» Data extract
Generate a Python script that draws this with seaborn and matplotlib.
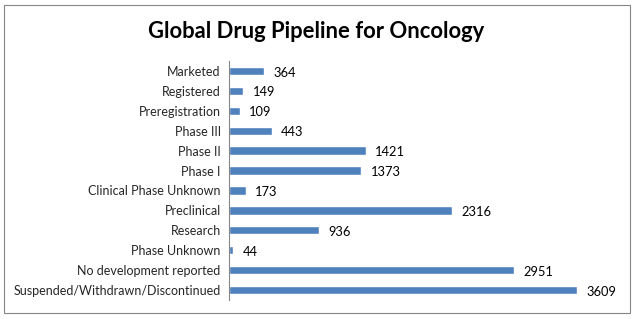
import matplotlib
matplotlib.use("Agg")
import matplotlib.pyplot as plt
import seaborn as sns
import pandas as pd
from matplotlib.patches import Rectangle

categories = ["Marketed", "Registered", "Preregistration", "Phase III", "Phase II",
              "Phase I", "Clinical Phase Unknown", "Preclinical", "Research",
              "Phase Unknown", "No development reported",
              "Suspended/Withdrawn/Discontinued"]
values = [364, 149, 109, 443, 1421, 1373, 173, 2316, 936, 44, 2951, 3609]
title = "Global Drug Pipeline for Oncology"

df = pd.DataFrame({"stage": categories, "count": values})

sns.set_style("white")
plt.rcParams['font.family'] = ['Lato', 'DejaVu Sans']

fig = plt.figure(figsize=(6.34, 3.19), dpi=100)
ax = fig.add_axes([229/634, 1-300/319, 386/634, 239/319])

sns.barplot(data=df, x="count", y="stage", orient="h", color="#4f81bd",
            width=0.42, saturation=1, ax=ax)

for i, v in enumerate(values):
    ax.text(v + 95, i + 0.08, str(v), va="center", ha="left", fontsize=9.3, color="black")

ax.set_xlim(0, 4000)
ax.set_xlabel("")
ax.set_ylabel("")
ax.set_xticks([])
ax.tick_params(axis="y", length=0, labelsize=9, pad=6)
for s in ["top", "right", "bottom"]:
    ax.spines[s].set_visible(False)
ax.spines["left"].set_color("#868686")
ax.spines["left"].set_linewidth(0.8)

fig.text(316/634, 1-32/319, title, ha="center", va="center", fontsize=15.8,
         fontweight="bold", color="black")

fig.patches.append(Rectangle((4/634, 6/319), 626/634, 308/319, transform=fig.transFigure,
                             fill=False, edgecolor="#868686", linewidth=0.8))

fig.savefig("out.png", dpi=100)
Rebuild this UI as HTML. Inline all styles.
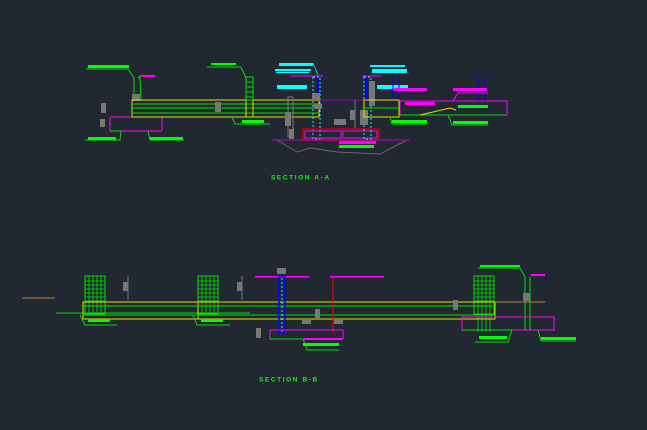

» What you are asked to do
Repeat all the data as it stands, dropping any images it holds.

» Correct response
Generate a Python script that draws this with seaborn and matplotlib.
import matplotlib
matplotlib.use("Agg")
import matplotlib.pyplot as plt
import seaborn as sns
import pandas as pd
from matplotlib.patches import Rectangle

categories = ["Marketed", "Registered", "Preregistration", "Phase III", "Phase II",
              "Phase I", "Clinical Phase Unknown", "Preclinical", "Research",
              "Phase Unknown", "No development reported",
              "Suspended/Withdrawn/Discontinued"]
values = [364, 149, 109, 443, 1421, 1373, 173, 2316, 936, 44, 2951, 3609]
title = "Global Drug Pipeline for Oncology"

df = pd.DataFrame({"stage": categories, "count": values})

sns.set_style("white")
plt.rcParams['font.family'] = ['Lato', 'DejaVu Sans']

fig = plt.figure(figsize=(6.34, 3.19), dpi=100)
ax = fig.add_axes([229/634, 1-300/319, 386/634, 239/319])

sns.barplot(data=df, x="count", y="stage", orient="h", color="#4f81bd",
            width=0.42, saturation=1, ax=ax)

for i, v in enumerate(values):
    ax.text(v + 95, i + 0.08, str(v), va="center", ha="left", fontsize=9.3, color="black")

ax.set_xlim(0, 4000)
ax.set_xlabel("")
ax.set_ylabel("")
ax.set_xticks([])
ax.tick_params(axis="y", length=0, labelsize=9, pad=6)
for s in ["top", "right", "bottom"]:
    ax.spines[s].set_visible(False)
ax.spines["left"].set_color("#868686")
ax.spines["left"].set_linewidth(0.8)

fig.text(316/634, 1-32/319, title, ha="center", va="center", fontsize=15.8,
         fontweight="bold", color="black")

fig.patches.append(Rectangle((4/634, 6/319), 626/634, 308/319, transform=fig.transFigure,
                             fill=False, edgecolor="#868686", linewidth=0.8))

fig.savefig("out.png", dpi=100)
Rebuild this UI as HTML. Inline all styles.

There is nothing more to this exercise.